Positional depth encoding for feature fusion:

$\text{PDE}(d_j, 2i) = \sin\left(\frac{27 \cdot d_j}{\text{max}_d} / T^{2i/C_h}\right)$

$\text{PDE}(d_j, 2i+1) = \cos\left(\frac{27 \cdot d_j}{\text{max}_d} / T^{2i/C_h}\right)$

Metric scale-aware alignment for cross-view localization:

$Q = s \cdot (R \cdot P) + t$

$s^* = \frac{\text{Tr}(\Sigma)}{\sum_n w_n \|P_n - \bar{P}\|^2}$

These and related mechanisms ensure that depth cues permeate the feature alignment pipeline at both low and high levels of abstraction.
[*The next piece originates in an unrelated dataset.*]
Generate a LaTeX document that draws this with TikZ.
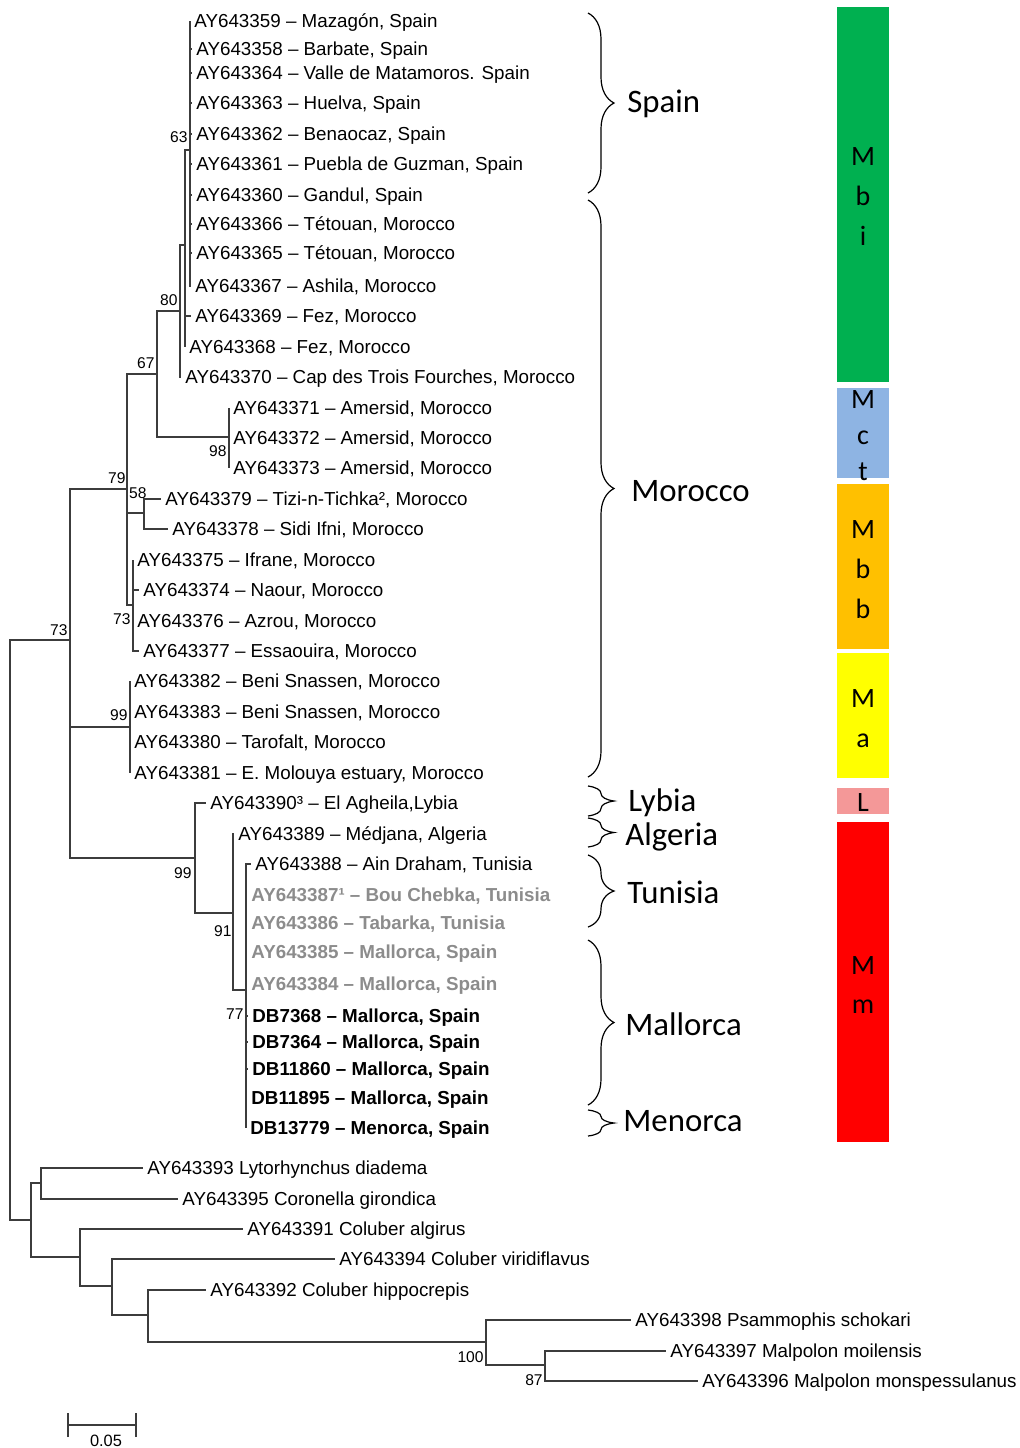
\documentclass[tikz,border=0pt]{standalone}
\usepackage{fontspec}
\setmainfont{Liberation Sans}
\newfontfamily\calibfont{Carlito}
\usetikzlibrary{decorations.pathreplacing}
\definecolor{mbigreen}{RGB}{0,176,80}
\definecolor{mctblue}{RGB}{142,180,227}
\definecolor{mbborange}{RGB}{255,192,0}
\definecolor{mayellow}{RGB}{255,255,0}
\definecolor{lpink}{RGB}{244,152,152}
\definecolor{mmred}{RGB}{255,0,0}
\definecolor{taxgray}{RGB}{140,140,140}
\definecolor{branchcol}{RGB}{60,60,60}
\tikzset{
  branch/.style={draw=branchcol, line width=0.75pt},
  leaf/.style={anchor=west, inner xsep=2pt, inner ysep=0pt, text height=6.7pt, text depth=0pt,
    font=\fontsize{9.4}{11}\selectfont},
  leafgray/.style={leaf, text=taxgray, font=\fontsize{9.4}{11}\selectfont\bfseries},
  leafbold/.style={leaf, font=\fontsize{9.4}{11}\selectfont\bfseries},
  boot/.style={anchor=east, inner sep=0pt, text height=5.6pt, text depth=0pt,
    font=\fontsize{7.8}{9}\selectfont},
  cladebrace/.style={draw=black, line width=0.6pt, decorate, decoration={brace, amplitude=13pt}},
  cladename/.style={anchor=west, inner sep=0pt, text height=10.5pt, text depth=0pt,
    font=\calibfont\fontsize{16.4}{19}\selectfont},
  barletter/.style={anchor=base, inner sep=0pt, font=\calibfont\fontsize{14}{16}\selectfont},
}
\begin{document}
\begin{tikzpicture}[x=0.5pt, y=-0.5pt]
\useasboundingbox (0,0) rectangle (1020,1448);

% ---------- internal nodes of the tree ----------
\coordinate (root) at (10,930);
\coordinate (n73) at (70,640);
\coordinate (nx) at (70,792);
\coordinate (n79) at (127,489);
\coordinate (n67) at (157,374);
\coordinate (n80) at (180,311);
\coordinate (nb) at (185,245);
\coordinate (n63) at (190,150);
\coordinate (n98) at (229,437);
\coordinate (n58) at (144,513);
\coordinate (nmbb) at (133,605);
\coordinate (nma) at (130,727);
\coordinate (ne) at (195,858);
\coordinate (n91) at (233,913);
\coordinate (n77) at (246,990);
\coordinate (nout) at (31,1220);
\coordinate (nly) at (41,1183);
\coordinate (nc1) at (80,1257);
\coordinate (nc2) at (112,1286);
\coordinate (nc3) at (148,1315);
\coordinate (n100) at (486,1342);
\coordinate (n87) at (545,1365);

% ---------- terminal taxa ----------
\node[leaf] (l1) at (190,21) {AY643359 – Mazagón, Spain};
\node[leaf] (l2) at (192,49) {AY643358 – Barbate, Spain};
\node[leaf] (l3) at (192,73) {AY643364 – Valle de Matamoros. Spain};
\node[leaf] (l4) at (192,103) {AY643363 – Huelva, Spain};
\node[leaf] (l5) at (192,134) {AY643362 – Benaocaz, Spain};
\node[leaf] (l6) at (192,164) {AY643361 – Puebla de Guzman, Spain};
\node[leaf] (l7) at (192,195) {AY643360 – Gandul, Spain};
\node[leaf] (l8) at (192,224) {AY643366 – Tétouan, Morocco};
\node[leaf] (l9) at (192,253) {AY643365 – Tétouan, Morocco};
\node[leaf] (l10) at (191,286) {AY643367 – Ashila, Morocco};
\node[leaf] (l11) at (191,316) {AY643369 – Fez, Morocco};
\node[leaf] (l12) at (185,347) {AY643368 – Fez, Morocco};
\node[leaf] (l13) at (181,377) {AY643370 – Cap des Trois Fourches, Morocco};
\node[leaf] (l14) at (229,408) {AY643371 – Amersid, Morocco};
\node[leaf] (l15) at (229,438) {AY643372 – Amersid, Morocco};
\node[leaf] (l16) at (229,468) {AY643373 – Amersid, Morocco};
\node[leaf] (l17) at (161,499) {AY643379 – Tizi-n-Tichka², Morocco};
\node[leaf] (l18) at (168,529) {AY643378 – Sidi Ifni, Morocco};
\node[leaf] (l19) at (133,560) {AY643375 – Ifrane, Morocco};
\node[leaf] (l20) at (139,590) {AY643374 – Naour, Morocco};
\node[leaf] (l21) at (133,621) {AY643376 – Azrou, Morocco};
\node[leaf] (l22) at (139,651) {AY643377 – Essaouira, Morocco};
\node[leaf] (l23) at (130,681) {AY643382 – Beni Snassen, Morocco};
\node[leaf] (l24) at (130,712) {AY643383 – Beni Snassen, Morocco};
\node[leaf] (l25) at (130,742) {AY643380 – Tarofalt, Morocco};
\node[leaf] (l26) at (130,773) {AY643381 – E. Molouya estuary, Morocco};
\node[leaf] (l27) at (206,803) {AY643390³ – El Agheila,Lybia};
\node[leaf] (l28) at (234,834) {AY643389 – Médjana, Algeria};
\node[leaf] (l29) at (251,864) {AY643388 – Ain Draham, Tunisia};
\node[leafgray] (l30) at (247,895) {AY643387¹ – Bou Chebka, Tunisia};
\node[leafgray] (l31) at (247,923) {AY643386 – Tabarka, Tunisia};
\node[leafgray] (l32) at (247,952) {AY643385 – Mallorca, Spain};
\node[leafgray] (l33) at (247,984) {AY643384 – Mallorca, Spain};
\node[leafbold] (l34) at (248,1016) {DB7368 – Mallorca, Spain};
\node[leafbold] (l35) at (248,1042) {DB7364 – Mallorca, Spain};
\node[leafbold] (l36) at (248,1069) {DB11860 – Mallorca, Spain};
\node[leafbold] (l37) at (247,1098) {DB11895 – Mallorca, Spain};
\node[leafbold] (l38) at (246,1128) {DB13779 – Menorca, Spain};
\node[leaf] (l39) at (143,1168) {AY643393 Lytorhynchus diadema};
\node[leaf] (l40) at (178,1199) {AY643395 Coronella girondica};
\node[leaf] (l41) at (243,1229) {AY643391 Coluber algirus};
\node[leaf] (l42) at (335,1259) {AY643394 Coluber viridiflavus};
\node[leaf] (l43) at (206,1290) {AY643392 Coluber hippocrepis};
\node[leaf] (l44) at (631,1320) {AY643398 Psammophis schokari};
\node[leaf] (l45) at (666,1351) {AY643397 Malpolon moilensis};
\node[leaf] (l46) at (698,1381) {AY643396 Malpolon monspessulanus};

% ---------- branches ----------
\draw[branch] (root) |- (n73) (root) |- (nout);
\draw[branch] (n73) |- (n79) (n73) -- (nx);
\draw[branch] (nx) |- (nma) (nx) |- (ne);
\draw[branch] (n79) |- (n67) (n79) |- (n58) (n79) |- (nmbb);
\draw[branch] (n67) |- (n80) (n67) |- (n98);
\draw[branch] (n80) |- (nb) (n80) |- (l13.west);
\draw[branch] (nb) |- (n63) (nb) |- (l11.west) (nb) |- (l12.west);
\foreach \k in {1,...,10} \draw[branch] (n63) |- (l\k.west);
\foreach \k in {14,15,16} \draw[branch] (n98) |- (l\k.west);
\foreach \k in {17,18} \draw[branch] (n58) |- (l\k.west);
\foreach \k in {19,...,22} \draw[branch] (nmbb) |- (l\k.west);
\foreach \k in {23,...,26} \draw[branch] (nma) |- (l\k.west);
\draw[branch] (ne) |- (l27.west) (ne) |- (n91);
\draw[branch] (n91) |- (l28.west) (n91) |- (n77);
\foreach \k in {29,...,38} \draw[branch] (n77) |- (l\k.west);
\draw[branch] (nout) |- (nly) (nout) |- (nc1);
\draw[branch] (nly) |- (l39.west) (nly) |- (l40.west);
\draw[branch] (nc1) |- (l41.west) (nc1) |- (nc2);
\draw[branch] (nc2) |- (l42.west) (nc2) |- (nc3);
\draw[branch] (nc3) |- (l43.west) (nc3) |- (n100);
\draw[branch] (n100) |- (l44.west) (n100) |- (n87);
\draw[branch] (n87) |- (l45.west) (n87) |- (l46.west);

% ---------- bootstrap values ----------
\node[boot] (b63) at (188,137) {63};
\node[boot] (b80) at (178,300) {80};
\node[boot] (b67) at (155,363) {67};
\node[boot] (b98) at (227,451) {98};
\node[boot] (b79) at (126,478) {79};
\node[boot] (b58) at (147,493) {58};
\node[boot] (b73a) at (131,619) {73};
\node[boot] (b73b) at (68,630) {73};
\node[boot] (b99a) at (128,715) {99};
\node[boot] (b99b) at (192,873) {99};
\node[boot] (b91) at (232,931) {91};
\node[boot] (b77) at (244,1014) {77};
\node[boot] (b100) at (484,1357) {100};
\node[boot] (b87) at (543,1380) {87};

% ---------- scale bar ----------
\coordinate (sbl) at (68,1425);
\coordinate (sbr) at (136,1425);
\draw[branch] (sbl) -- (sbr);
\draw[branch] ([yshift=-6]sbl) -- ([yshift=6]sbl);
\draw[branch] ([yshift=-6]sbr) -- ([yshift=6]sbr);
\node[boot, anchor=center, font=\fontsize{8.2}{10}\selectfont] (sblabel) at (106,1441) {0.05};

% ---------- geographic braces ----------
\draw[cladebrace] (588,13) -- (588,193);
\node[cladename] (gspain) at (627,102) {Spain};
\draw[cladebrace] (588,200) -- (588,777);
\node[cladename] (gmorocco) at (631,491) {Morocco};
\draw[cladebrace] (588,786) -- (588,816);
\node[cladename] (glybia) at (628,801) {Lybia};
\draw[cladebrace] (588,818) -- (588,847);
\node[cladename] (galgeria) at (625,835) {Algeria};
\draw[cladebrace] (588,855) -- (588,927);
\node[cladename] (gtunisia) at (627,893) {Tunisia};
\draw[cladebrace] (588,940) -- (588,1105);
\node[cladename] (gmallorca) at (625,1025) {Mallorca};
\draw[cladebrace] (588,1110) -- (588,1136);
\node[cladename] (gmenorca) at (623,1121) {Menorca};

% ---------- lineage bar ----------
\fill[mbigreen] (837,7) rectangle (889,382);
\fill[mctblue] (837,388) rectangle (889,478);
\fill[mbborange] (837,484) rectangle (889,649);
\fill[mayellow] (837,653) rectangle (889,778);
\fill[lpink] (837,788) rectangle (889,814);
\fill[mmred] (837,822) rectangle (889,1142);

\node[barletter] (mbi1) at (863,165) {M};
\node[barletter] (mbi2) at (863,205) {b};
\node[barletter] (mbi3) at (863,245) {i};
\node[barletter] (mct1) at (863,408) {M};
\node[barletter] (mct2) at (863,444) {c};
\node[barletter] (mct3) at (863,480) {t};
\node[barletter] (mbb1) at (863,538) {M};
\node[barletter] (mbb2) at (863,578) {b};
\node[barletter] (mbb3) at (863,618) {b};
\node[barletter] (ma1) at (863,707) {M};
\node[barletter] (ma2) at (863,747) {a};
\node[barletter] (ll1) at (863,811) {L};
\node[barletter] (mm1) at (863,974) {M};
\node[barletter] (mm2) at (863,1013) {m};
\end{tikzpicture}
\end{document}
5. Practical Applications and Implications

Depth-aware feature alignment has seen adoption in:

Video frame interpolation and motion synthesis: Handling large-magnitude motion and occlusions via depth-weighted sampling (Bao et al., 2019).
3D object detection and lane estimation: Monocular BEV transformation, depth-conditional fusion, and dynamic instance weighting to enhance detection especially at range or under sensor sparsity (Ji et al., 12 May 2025, Liu et al., 19 May 2025).
Semantic and road scene segmentation: Multi-modal transformers and spatial-aware optimization reduce attention shift and boundary artifacts, improving accuracy on challenging categories (traffic sign, pole, small vehicles) (Chen et al., 12 Sep 2024).
Domain and test-time adaptation: Proxy depth features regularize transfer for depth completion; manifold alignment supports heavy modality/domain divergence (Park et al., 5 Feb 2024, Rivera et al., 2020).
Super-resolution and denoising: Filtering cross-modal noise by gating high-frequency RGB guidance according to uncertainty derived from depth (Shi et al., 2023, Jiang et al., 16 Jan 2024).
Cross-platform localization: Local feature matching fused with monocular depth provides state-of-the-art 3DOF location/orientation recovery across drastically different viewpoints (Xia et al., 11 Sep 2025).

6. Limitations, Context, and Future Directions

While depth-aware feature alignment has empirically improved robustness and accuracy in diverse settings, several recurring limitations are noted:

Quality and consistency of depth estimates: When using monocular or pseudo depth, uncertainty and noise may undermine alignment fidelity, especially in severe out-of-distribution scenarios (Chen et al., 2023, Xia et al., 11 Sep 2025).
Computational cost: Use of high-channel positional encodings and deep pyramidal feature fusion increases memory and inference requirements; optimizing efficiency remains an open topic (Koch et al., 25 Mar 2025).
Calibration and modality harmonization: Effective normalization and regularization for depth, especially when fused with appearance or semantic signals, often requires task-specific tuning (Zhu et al., 2020).

Future research is expected to address open challenges in:

End-to-end dynamic alignment: Enabling plug-and-play modules that robustly align arbitrary RGBD or multi-modal representations for emerging tasks.
Generalization under adversarial and open-set conditions: Further leveraging proxy feature guidance and intrinsic geometric priors to minimize cross-domain failures.
Intersection with language and vision priors: As shown in Hybrid-depth, language-based contrastive alignment can enforce ordinal depth reasoning, providing additional supervision and interpretability (Zhang et al., 10 Oct 2025).

Depth-aware feature alignment is increasingly foundational in modern computer vision, enabling explicit geometric reasoning and robust multi-modal understanding in both established and emerging complex visual inference tasks.